Wilbur Soot stands at the open door, an imposing figure, at home in the greys of the casino. A cigarette hangs loosely from his lips, and he grabs it, exhales, filling the room with more poison smog. Quackity rolls his eyes at him good-naturedly, as his eyes lock outside. The smell of gunpowder hits Karl full-force, ash heavy on his tongue.

 

“Well,” Quackity says. “You know what to do. You know our deal.” 

 

“Yeah, yeah,” Wilbur grins, before disappearing the way he came. A shadow flitting away and back again, disappearing in a swoop of red light. Quackity still doesn’t look at him. His eyes staring blankly through the window, any hint of goodwill - fake or otherwise - vanishing with the smoke. 

 

“Q-” Karl tries. His voice is odd, out of place, and the words already taste like regret. “Please - this - it doesn’t have to end this way-” 

 

“Oh, Karl,” Quackity turns to him, and for a second, for a second, Karl lets himself hope. Lets himself believe that Quackity will forgive them, for forgetting about him, for making Kinoko Kingdom without telling him at all. It’s a short-lived fantasy, but one he clings to desperately, as he searches those blank eyes, one greyer with a jagged slash running through. 

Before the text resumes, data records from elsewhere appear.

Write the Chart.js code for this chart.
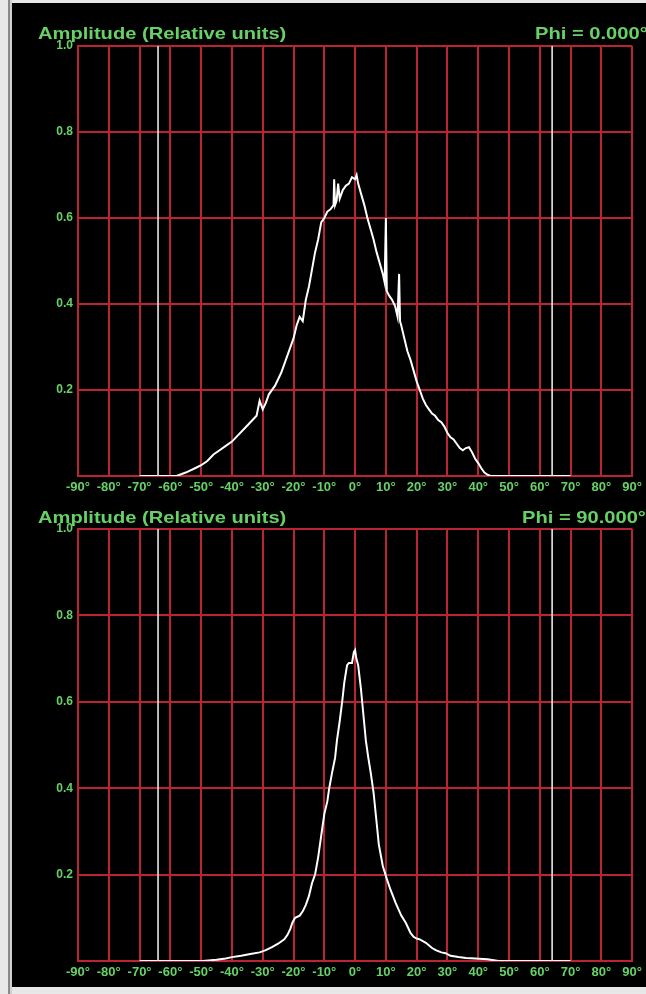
<!DOCTYPE html>
<html>
<head>
<meta charset="utf-8">
<script src="https://cdn.jsdelivr.net/npm/chart.js@4.4.0/dist/chart.umd.min.js"></script>
<style>
  html, body { margin: 0; padding: 0; }
  body { width: 646px; height: 994px; background: #e8e8e8; position: relative; overflow: hidden; font-family: "Liberation Sans", Arial, sans-serif; }
  .edge-dark { position: absolute; left: 8px; top: 0; width: 2px; height: 994px; background: #8a8a8a; }
  .edge-mid { position: absolute; left: 10px; top: 0; width: 2px; height: 994px; background: #cfcfcf; }
  .screen { position: absolute; left: 12px; top: 3px; width: 634px; height: 984px; background: #000; overflow: hidden; }
  .screen canvas { position: absolute; left: 0; }
  .hdr { position: absolute; color: #66d266; font-weight: bold; font-size: 16.5px; line-height: 18px; white-space: nowrap;
         transform: scaleX(1.22); transform-origin: left center; }
</style>
</head>
<body>
<div class="edge-dark"></div>
<div class="edge-mid"></div>
<div class="screen">
  <canvas id="topChart" width="634" height="497" style="top:0"></canvas>
  <canvas id="bottomChart" width="634" height="487" style="top:497px"></canvas>
  <div class="hdr" style="left:26px; top:21px">Amplitude (Relative units)</div>
  <div class="hdr" style="left:523px; top:21px">Phi = 0.000°</div>
  <div class="hdr" style="left:26px; top:505px">Amplitude (Relative units)</div>
  <div class="hdr" style="left:510px; top:505px">Phi = 90.000°</div>
</div>

<script>
// -------- Data --------
const markerAngles = [-64, 64];

// Phi = 0 cut
const topAngles = [-70, -58, -55, -52, -50, -48, -46, -44, -42, -40, -38, -36, -34, -32, -31, -30, -29, -28,
  -26, -24, -22, -20, -19, -18, -17, -16, -15, -14, -13, -12, -11, -10, -9, -8, -7, -6.8, -6.5, -6, -5.5, -5,
  -4, -3, -2, -1, 0, 0.5, 1, 2, 3, 4, 5, 6, 7, 8, 9, 9.6, 10, 10.3, 11, 12, 13, 13.8, 14.3, 14.6, 15, 16, 17,
  18, 19, 20, 21, 22, 23, 24, 25, 26, 27, 28, 29, 30, 31, 32, 33, 34, 35, 36, 37, 38, 39, 40, 41, 42, 43, 44, 70];
const topAmplitude = [0, 0, 0.008, 0.018, 0.025, 0.035, 0.05, 0.06, 0.07, 0.08, 0.095, 0.11, 0.125, 0.14, 0.175, 0.155, 0.17, 0.19,
  0.21, 0.24, 0.28, 0.32, 0.35, 0.37, 0.36, 0.41, 0.44, 0.48, 0.52, 0.55, 0.59, 0.6, 0.615, 0.62, 0.63, 0.69, 0.63, 0.64, 0.68, 0.645,
  0.665, 0.675, 0.68, 0.695, 0.69, 0.7, 0.68, 0.655, 0.63, 0.6, 0.575, 0.55, 0.52, 0.495, 0.47, 0.45, 0.6, 0.43, 0.42, 0.41, 0.395, 0.37, 0.47, 0.36, 0.35, 0.32, 0.29,
  0.27, 0.245, 0.22, 0.2, 0.18, 0.165, 0.155, 0.145, 0.14, 0.13, 0.125, 0.115, 0.1, 0.09, 0.085, 0.075, 0.065, 0.06, 0.065, 0.067, 0.055, 0.04, 0.03, 0.018, 0.008, 0.003, 0, 0];

// Phi = 90 cut
const bottomAngles = [-70, -49.5, -45, -42, -40, -37, -34, -31, -29, -27, -25, -23, -22, -21, -20.4, -19.5, -18, -17, -16, -15,
  -14, -13, -12, -11, -10, -9, -8.4, -7.5, -6.5, -5.9, -5, -4.2, -3.5, -2.6, -2, -1, -0.4, 0, 0.4, 1, 1.9, 2.7, 3.5, 4.3,
  5.1, 6, 7, 7.7, 9, 10.3, 11.5, 13.2, 15, 16.5, 18, 19, 20, 21, 23, 25, 26.2, 28, 29.4, 31, 33.6, 36, 39, 43, 46.6, 70];
const bottomAmplitude = [0, 0, 0.003, 0.006, 0.009, 0.012, 0.016, 0.02, 0.025, 0.032, 0.04, 0.05, 0.06, 0.075, 0.088, 0.1, 0.105, 0.115, 0.13, 0.15,
  0.18, 0.2, 0.24, 0.29, 0.34, 0.37, 0.4, 0.435, 0.47, 0.51, 0.555, 0.6, 0.645, 0.685, 0.69, 0.69, 0.715, 0.72, 0.7, 0.685, 0.63, 0.57, 0.51, 0.47,
  0.435, 0.39, 0.32, 0.27, 0.22, 0.19, 0.165, 0.134, 0.105, 0.088, 0.065, 0.056, 0.052, 0.05, 0.042, 0.03, 0.025, 0.02, 0.018, 0.012, 0.009, 0.007, 0.006, 0.004, 0, 0];

const xMin = -90, xMax = 90, xStep = 10;
const yMin = 0, yMax = 1, yStep = 0.2;

// -------- Shared look --------
const GREEN = '#66d266';
const GRID_RED = '#bb2433';

function buildChart(canvasId, angles, amps, pad) {
  const ctx = document.getElementById(canvasId);
  const traces = [{
    data: angles.map((a, i) => ({ x: a, y: amps[i] })),
    borderColor: '#ffffff',
    borderWidth: 2,
    pointRadius: 0,
    tension: 0
  }];
  markerAngles.forEach(m => traces.unshift({
    data: [{ x: m, y: yMin }, { x: m, y: yMax }],
    borderColor: '#e6e6e6',
    borderWidth: 1.6,
    pointRadius: 0
  }));

  return new Chart(ctx, {
    type: 'line',
    data: { datasets: traces },
    options: {
      responsive: false,
      animation: false,
      devicePixelRatio: 1,
      layout: { padding: pad },
      plugins: { legend: { display: false }, tooltip: { enabled: false } },
      scales: {
        x: {
          type: 'linear', min: xMin, max: xMax,
          afterFit: s => { s.height = 24; },
          ticks: {
            stepSize: xStep, autoSkip: false, maxRotation: 0, padding: 4,
            color: GREEN, font: { family: 'Liberation Sans', size: 13, weight: 'bold' },
            callback: v => v + '°'
          },
          grid: { color: GRID_RED, lineWidth: 2, drawTicks: false },
          border: { color: GRID_RED, width: 2 }
        },
        y: {
          min: yMin, max: yMax,
          afterFit: s => { s.width = 66; },
          ticks: {
            stepSize: yStep, padding: 5,
            color: GREEN, font: { family: 'Liberation Sans', size: 12, weight: 'bold' },
            callback: v => v === 0 ? '' : v.toFixed(1)
          },
          grid: { color: GRID_RED, lineWidth: 2, drawTicks: false },
          border: { color: GRID_RED, width: 2 }
        }
      }
    }
  });
}

buildChart('topChart', topAngles, topAmplitude, { top: 43, right: 11, bottom: 0, left: 0 });
buildChart('bottomChart', bottomAngles, bottomAmplitude, { top: 29, right: 11, bottom: 2, left: 0 });
</script>
</body>
</html>
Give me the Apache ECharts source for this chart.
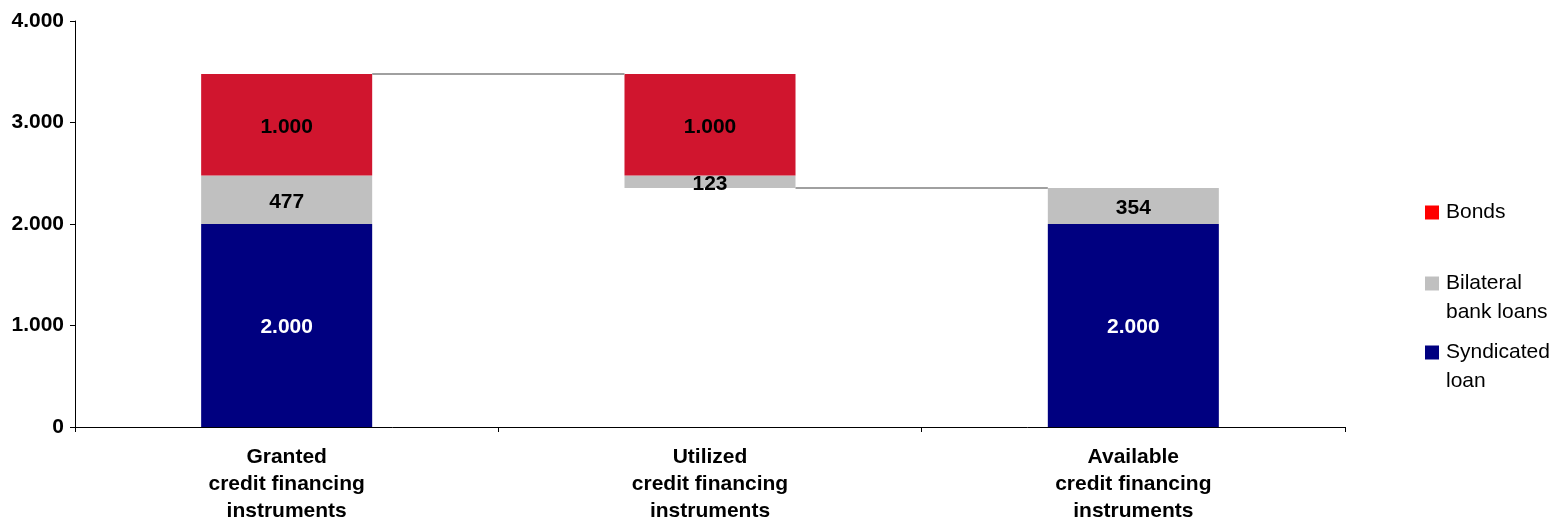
<!DOCTYPE html>
<html>
<head>
<meta charset="utf-8">
<script src="https://cdn.jsdelivr.net/npm/echarts@6/dist/echarts.min.js"></script>
<style>
  html, body { margin: 0; padding: 0; background: #fff; }
  #chart { width: 1560px; height: 520px; }
</style>
</head>
<body>
<div id="chart"></div>
<script>
// categories and values
var categories = ['Granted\ncredit financing\ninstruments', 'Utilized\ncredit financing\ninstruments', 'Available\ncredit financing\ninstruments'];
var offset = [0, 2354, 0];          // invisible base of the floating bar
var syndicated = [2000, '-', 2000];
var bilateral = [477, 123, 354];
var bonds = [1000, 1000, '-'];
var yTicks = { min: 0, max: 4000, interval: 1000 };

var FONT = 'Liberation Sans, Arial, sans-serif';
var BAR_W = 0.404;

function fmt(v) {
	return String(v).replace(/\B(?=(\d{3})+(?!\d))/g, '.');
}
function num(v) { return v === '-' ? 0 : v; }

// connector lines at the top of the first bar and the top of the last bar
var grantedTotal = num(syndicated[0]) + num(bilateral[0]) + num(bonds[0]);
var availableTotal = num(syndicated[2]) + num(bilateral[2]) + num(bonds[2]);
var connectors = [[0, grantedTotal], [1, availableTotal]];

var chart = echarts.init(document.getElementById('chart'));

function barLabel(color) {
	return {
		show: true,
		position: 'inside',
		offset: [0, 2],
		color: color,
		fontFamily: FONT,
		fontWeight: 'bold',
		fontSize: 21,
		formatter: function (p) { return fmt(p.value); }
	};
}

function legendBox(name, color, top) {
	return {
		orient: 'vertical',
		left: 1420,
		top: top,
		itemWidth: 14,
		itemHeight: 14,
		icon: 'rect',
		selectedMode: false,
		data: [{ name: name, itemStyle: { color: color } }],
		// two-line names: a blank first line keeps the icon on the first text line
		formatter: function (n) { return n.indexOf('\n') >= 0 ? '\n' + n : n; },
		textStyle: {
			fontFamily: FONT,
			fontSize: 21,
			color: '#000',
			lineHeight: 29,
			padding: [0, 0, 0, 2]
		}
	};
}

chart.setOption({
	animation: false,
	grid: { left: 75, right: 215, top: 21, bottom: 93, outerBoundsMode: 'none' },
	legend: [
		legendBox('Bonds', '#FF0000', 193),
		legendBox('Bilateral\nbank loans', '#C0C0C0', 235),
		legendBox('Syndicated\nloan', '#000080', 304)
	],
	xAxis: {
		type: 'category',
		data: categories,
		axisLine: { lineStyle: { color: '#000', width: 1 } },
		axisTick: { show: true, length: 5, lineStyle: { color: '#000' } },
		axisLabel: {
			interval: 0,
			margin: 17,
			color: '#000',
			fontFamily: FONT,
			fontWeight: 'bold',
			fontSize: 21,
			lineHeight: 27,
			align: 'center'
		}
	},
	yAxis: {
		type: 'value',
		min: yTicks.min,
		max: yTicks.max,
		interval: yTicks.interval,
		splitLine: { show: false },
		axisLine: { show: true, lineStyle: { color: '#000', width: 1 } },
		axisTick: { show: true, length: 5, lineStyle: { color: '#000' } },
		axisLabel: {
			margin: 11,
			color: '#000',
			fontFamily: FONT,
			fontWeight: 'bold',
			fontSize: 21,
			formatter: fmt
		}
	},
	series: [
		{
			name: 'base',
			type: 'bar',
			stack: 'all',
			barWidth: (BAR_W * 100) + '%',
			data: offset,
			itemStyle: { color: 'rgba(0,0,0,0)' },
			silent: true
		},
		{
			name: 'Syndicated\nloan',
			type: 'bar',
			stack: 'all',
			data: syndicated,
			itemStyle: { color: '#000080' },
			label: barLabel('#fff')
		},
		{
			name: 'Bilateral\nbank loans',
			type: 'bar',
			stack: 'all',
			data: bilateral,
			itemStyle: { color: '#C0C0C0' },
			label: barLabel('#000')
		},
		{
			name: 'Bonds',
			type: 'bar',
			stack: 'all',
			data: bonds,
			itemStyle: { color: '#D0152E' },
			label: barLabel('#000')
		},
		{
			type: 'custom',
			silent: true,
			z: 5,
			encode: { x: 0, y: 1 },
			data: connectors,
			renderItem: function (params, api) {
				var a = api.coord([api.value(0), api.value(1)]);
				var b = api.coord([api.value(0) + 1, api.value(1)]);
				var half = api.size([1, 0])[0] * BAR_W / 2;
				return {
					type: 'line',
					shape: { x1: a[0] + half, y1: a[1], x2: b[0] - half, y2: b[1] },
					style: { stroke: '#A0A0A0', lineWidth: 2 }
				};
			}
		}
	]
});
</script>
</body>
</html>
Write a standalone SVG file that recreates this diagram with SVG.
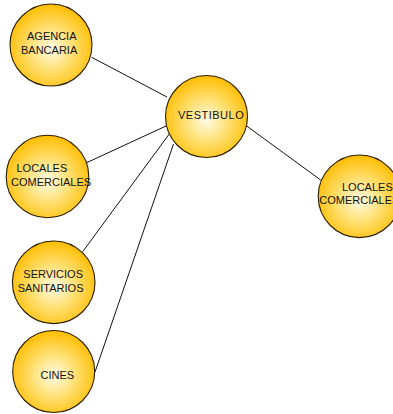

“Oh, Karl," Quackity tsks, and his hope sputters out, stomped by a cruel boot. “When will you learn? We were doomed from the fucking start.” 

 

Explosions go off in the background. A finale, a final goodbye, as colors blossom in the sky. Laughter echoes from the hall - Wilbur, presumably - but Karl can’t focus, can’t think beyond a sudden, visceral terror, and the realization that that’s the direction where his home is.

 

A hand lingers on his shoulder, Quackity looking at him, broken glass beneath his feet, a smile on his lips. “It was always rigged to blow, babe,” he hums, exhaustion and pride and something sad. “It - we - were never meant to be.” 

 

And Quackity disappears, rounding the corner with a deep sigh. Karl stays frozen. He doesn’t move; he doesn’t know what he’ll find, and it terrifies him. Terrifies him almost as much as the red staining his hands, the missing ring on his finger, the guilt clawing his throat and making him want to go and try to fix things. 

 

Broken glass, spilt red wine - Karl realizes that maybe, maybe this is beyond repair. Maybe he’s finally beyond repair, missing a piece of himself and standing alone in an empty room. 

 

Karl turns slowly and- 

 

Wakes

The landscape flickers around him, glitches, spiraling away.

 

He wakes with a gasp, limbs tangled in sheets, dawn a barely-there glow on the horizon, in Kinoko Kingdom, safe and whole and not blown-up. He wakes with the memory of red and glass and mistakes turned into revenge, and he falls. 

 

Karl falls, hits the ground with a painful wheeze, but he’s already scrabbling up. Racing through the house, he scrambles for a pen, for one of his books, for anything so he won’t forget. He doesn’t think he would survives that future, and so needs to remember- he needs to remember-

 

His fingers find paper. With a choked-off noise, he looks at it and…

 

Stills. 

 

“An invitation,” Quackity’s handwriting reads and, oh. Oh, this would be a perfect chance to apologize. Memories slip away, leaving only lingering fear, a distinct feeling that the casino is dangerous, as his mind latches onto the new thing. He tries to remember what he was doing, he tries, and he comes up blank. 

 

(He needs to remember-)

 

Oh well. It’s probably nothing, and Karl uses his pen to write a letter telling Quackity he wouldn’t miss it for the world.

 

A promise, he thinksthe phantom taste of wine bitter in his mouth. It’s time to fulfill a promise.

Notes:

I have literally so much goddamn homework to do and a whole chapter to write for my other fic but, alfksk. Instead we get this. God I’m so fuxking stupid.